We are all Nazoreans – Mk 6:1-6

nazareth
-modern day Nazareth, Israel

We shouldn’t judge the Nazoreans too harshly.  If God appeared to us in disguise, would we see Him?  Even the disguise of bread and wine?  Would we?  Really?  You’re that sure of yourself?  I’m not.

“Seeking the face of God in everything, everyone, all the time, and His hand in every happening; This is what it means to be contemplative in the heart of the world. Seeing and adoring the presence of Jesus, especially in the lowly appearance of bread, and in the distressing disguise of the poor.” -Bl Teresa of Calcutta, MC

megantwomey
-by Megan Twomey

“A priest, in his homily recently, reminded his congregation that we are all called to be prophets and evangelize to those around us and that we are not to be surprised when those around us reject us. As I listened to the priest, however, I found that I often identify not with Christ, but with the incredulous people of Nazareth. I began to wonder how often I had rejected a message from God or shut myself off from His miracles, because I was too snobbish to believe that God could work through the people around me.

The people of Nazareth were incredibly blessed among the towns of history, for they had the sole privilege of witnessing God grow up. In their simple town, the Blessed Mother and her spouse, the ever-steadfast St. Joseph, raised the Son of God. Nazareth sheltered the family from whom the Savior of the world came, and yet, they did not recognize Him. They saw only what they wanted to see: a local boy, someone “just like us”; they missed their opportunity for Christ to do what could have been His greatest miracles. They refused to believe that God could be fulfilling His promise of salvation through, in their minds, an ordinary man.

There are dozens of reasons they could have felt that way. Perhaps they did not like Christ’s message of repentance. They could have thought themselves too humble to be noticed by God, or, conversely, too proud to need help from a neighbor. It must have been hard to wrap their heads around the fact that the Messiah had been under their noses the whole time. Whether they had imagined a charismatic stranger, a solider, or a wealthy king, I doubt they saw the Anointed One as a young man with whom they had shared a village, a synagogue, and maybe a family tree.

Yet no matter the reason, be it prejudice or pride, self-abasement or self-righteousness, the people of Nazareth heard the truth and were unable to believe it. They witnessed the Son of God in their midst and saw only the son of a local carpenter. Their clouded vision cost them the chance for great miracles, miracles Jesus clearly wanted to perform. They had the opportunity to fall down at the feet of Christ, and claim, along with their unworthiness, their gratitude for what God was working in front of their very eyes. Instead, they watched the chosen one of Israel walk away and shake His head at their unbelief.

How many times have I unknowingly caused the Savior of the world to shake His head at my own doubt? I can be so blind to what the Holy Spirit is working in my life because I only see what I want to see. I must miss miracles all the time because I cannot believe I am worthy of them or that they could happen here. My ears are so often closed to the truth because of the person who has spoken it. We are so familiar with those around us that we can miss how God uses them as agents of change and messengers of repentance.

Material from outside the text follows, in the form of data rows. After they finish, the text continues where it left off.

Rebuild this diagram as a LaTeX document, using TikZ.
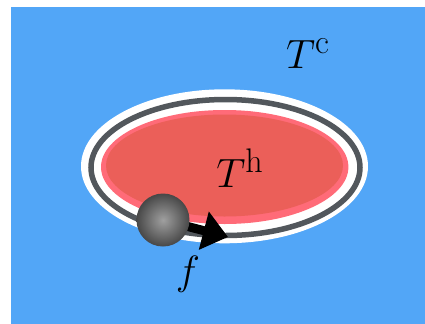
\documentclass[tikz,border=0pt]{standalone}
\usetikzlibrary{arrows.meta}
\definecolor{bgblue}{HTML}{52A6F7}
\definecolor{hotred}{HTML}{EB5F59}
\definecolor{hotpink}{HTML}{FF6B78}
\definecolor{ringgray}{HTML}{52575C}
\tikzset{lbl/.style={inner sep=0pt,anchor=base,font=\Huge,scale=1.65}}
\begin{document}
\begin{tikzpicture}[x=1bp,y=-1bp]
\useasboundingbox (0,0) rectangle (425,324);
\fill[bgblue] (11,6.5) rectangle (425,324);
\fill[white] (224.5,166.3) ellipse [x radius=143.5, y radius=77];
\draw[ringgray,line width=5.5bp] (225.5,167.5) ellipse [x radius=134.5, y radius=68];
\fill[hotpink] (224.7,167) ellipse [x radius=123.7, y radius=57];
\fill[hotred] (224.5,165.5) ellipse [x radius=118.5, y radius=51];
\coordinate (ball) at (163,220);
\coordinate (tip) at (228,237);
\draw[line width=9bp,-{Triangle[length=25bp,width=38bp]}] (ball) -- (tip);
\shade[inner color=gray!75,outer color=black!72] (ball) circle [radius=26.5];
\node[lbl] (tc) at (308,68) {$T^{\mathrm{c}}$};
\node[lbl] (th) at (240,187) {$T^{\mathrm{h}}$};
\node[lbl] (f) at (188,284) {$f$};
\end{tikzpicture}
\end{document}
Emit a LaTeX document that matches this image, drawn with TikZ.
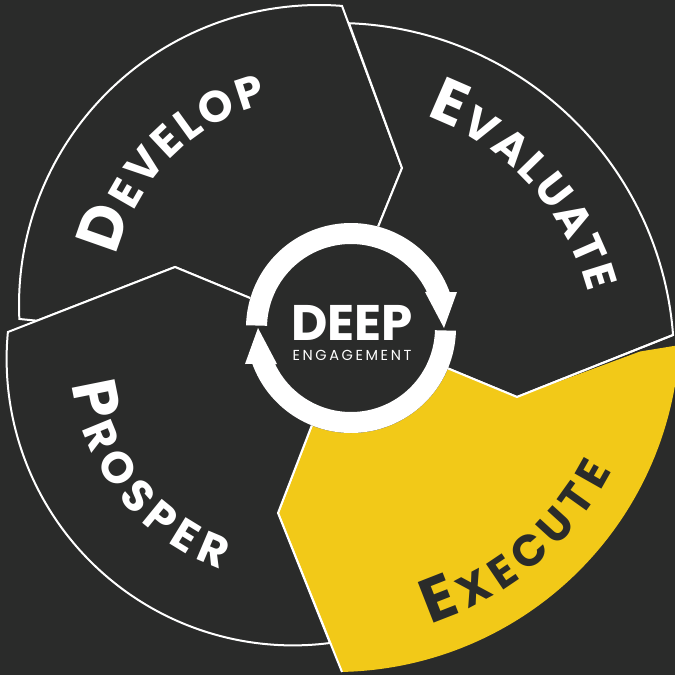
\documentclass[tikz,border=0pt]{standalone}
\usepackage{fontspec}
\setmainfont{Poppins}
\usetikzlibrary{decorations.text}
\definecolor{bg}{HTML}{2A2B2A}
\definecolor{gold}{HTML}{F2C918}
\newfontfamily\engfam{Poppins}[LetterSpace=18]
\newcommand\lblbig{\fontsize{62}{62}\selectfont\bfseries}
\newcommand\lblsmall{\fontsize{44}{44}\selectfont\bfseries}
\newcommand\deepfont{\fontsize{50}{50}\selectfont\bfseries}
\newcommand\engfont{\engfam\fontsize{14.5}{14.5}\selectfont}
\begin{document}
\begin{tikzpicture}[x=1pt,y=-1pt,
  piece/.style={fill=bg, draw=white, line width=2pt, line join=miter},
  seam/.style={draw=white, line width=2pt, line join=miter},
  arrowband/.style={fill=white}]
\useasboundingbox (0,0) rectangle (675,675);
\fill[bg] (0,0) rectangle (675,675);
\clip (0,0) rectangle (675,675);

% Develop (upper left)
\path[piece] plot[domain=177.33:274.4, samples=90] ({319+300*cos(\x)},{305+300*sin(\x)})
  -- (402,168) -- (378,227) -- (351,328) -- (250,298) -- (175,267) -- (37,320.7) -- cycle;

% Evaluate (upper right)
\path[piece] plot[domain=272.04:355.74, samples=90] ({337+337*cos(\x)},{360+337*sin(\x)})
  -- (517,397) -- (447,368) -- (351,328) -- (378,227) -- (402,168) -- cycle;

% Execute (lower right, highlighted)
\fill[gold] plot[domain=3.0:88.9, samples=90] ({335+345*cos(\x)},{327+345*sin(\x)})
  -- (278,513) -- (310,430) -- (351,328) -- (447,368) -- (517,397) -- (640,351.5) -- cycle;
\draw[seam] (673,335) -- (517,397) -- (447,368) -- (351,328);
\draw[seam] (342,672) -- (278,513) -- (310,430) -- (351,328);

% Prosper (lower left)
\path[piece] plot[domain=82.58:185.41, samples=90] ({293+286.4*cos(\x)},{359+286.4*sin(\x)})
  -- (175,267) -- (250,298) -- (351,328) -- (310,430) -- (278,513) -- cycle;

% central disk and circular arrows
\fill[bg] (351,328) circle[radius=105];
\fill[arrowband] plot[domain=181.5:340, samples=70] ({351+105*cos(\x)},{328+105*sin(\x)})
  -- (457,292) -- (444,328) -- (425,292)
  -- plot[domain=0:153.1, samples=70] ({351+84*cos(334.6-\x)},{328+84*sin(334.6-\x)}) -- cycle;
\fill[arrowband] plot[domain=1.5:160, samples=70] ({351+105*cos(\x)},{328+105*sin(\x)})
  -- (245,364) -- (258,328) -- (277,364)
  -- plot[domain=0:153.1, samples=70] ({351+84*cos(154.6-\x)},{328+84*sin(154.6-\x)}) -- cycle;

\node[text=white, anchor=base, font=\deepfont, inner sep=0pt, text depth=0pt] (deep) at (352,340) {DEEP};
\node[text=white, anchor=base, font=\engfont, inner sep=0pt, text height=10pt] (engagement) at (352,360) {ENGAGEMENT};

% curved labels
\path[decorate, decoration={text along path, text align=fit to path, text color=white,
    text={|\lblbig|D|\lblsmall|EVELOP}}]
  plot[domain=193.6:255.6, samples=60] ({319+208*cos(\x)},{305+208*sin(\x)});
\path[decorate, decoration={text along path, text align=fit to path, text color=white,
    text={|\lblbig|E|\lblsmall|VALUATE}}]
  plot[domain=290.2:345, samples=60] ({337+260*cos(\x)},{360+260*sin(\x)});
\path[decorate, decoration={text along path, text align=fit to path, text color=bg,
    text={|\lblbig|E|\lblsmall|XECUTE}}]
  plot[domain=0:44.7, samples=60] ({335+312*cos(72.2-\x)},{327+312*sin(72.2-\x)});
\path[decorate, decoration={text along path, text align=fit to path, text color=white,
    text={|\lblbig|P|\lblsmall|ROSPER}}]
  plot[domain=0:64.5, samples=60] ({293+222*cos(173.5-\x)},{359+222*sin(173.5-\x)});
\end{tikzpicture}
\end{document}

As the village of Nazareth demonstrated, the people of Israel had a habit of missing out on the prophecies of God and mistreating his prophets. God reached out to them again and again, but their hearts were hard, their ears were deaf, and their eyes were blind. And still we continue not to learn from their stories. The Holy Spirit still speaks to us: through the Church, through the Scriptures, and through the people around us. We must not let our ideas of what we want God to say and of what His messengers ought to look like cost us our ability to hear.

We walk in a landscape of prophets, angels, and miracles, if our eyes and ears will only be open. As the poet Elizabeth Barrett Browning once said: ““Earth’s crammed with heaven/And every common bush afire with God, /But only he who sees takes off his shoes; /The rest sit round and pluck blackberries.” God has not stopped speaking and He has not stopped working miracles. Let us not stop listening and looking. If we allow those around us to scandalize us when they speak truth and when we see our town and our time and ourselves as unworthy of miracles, we miss more than a message, we miss Christ.”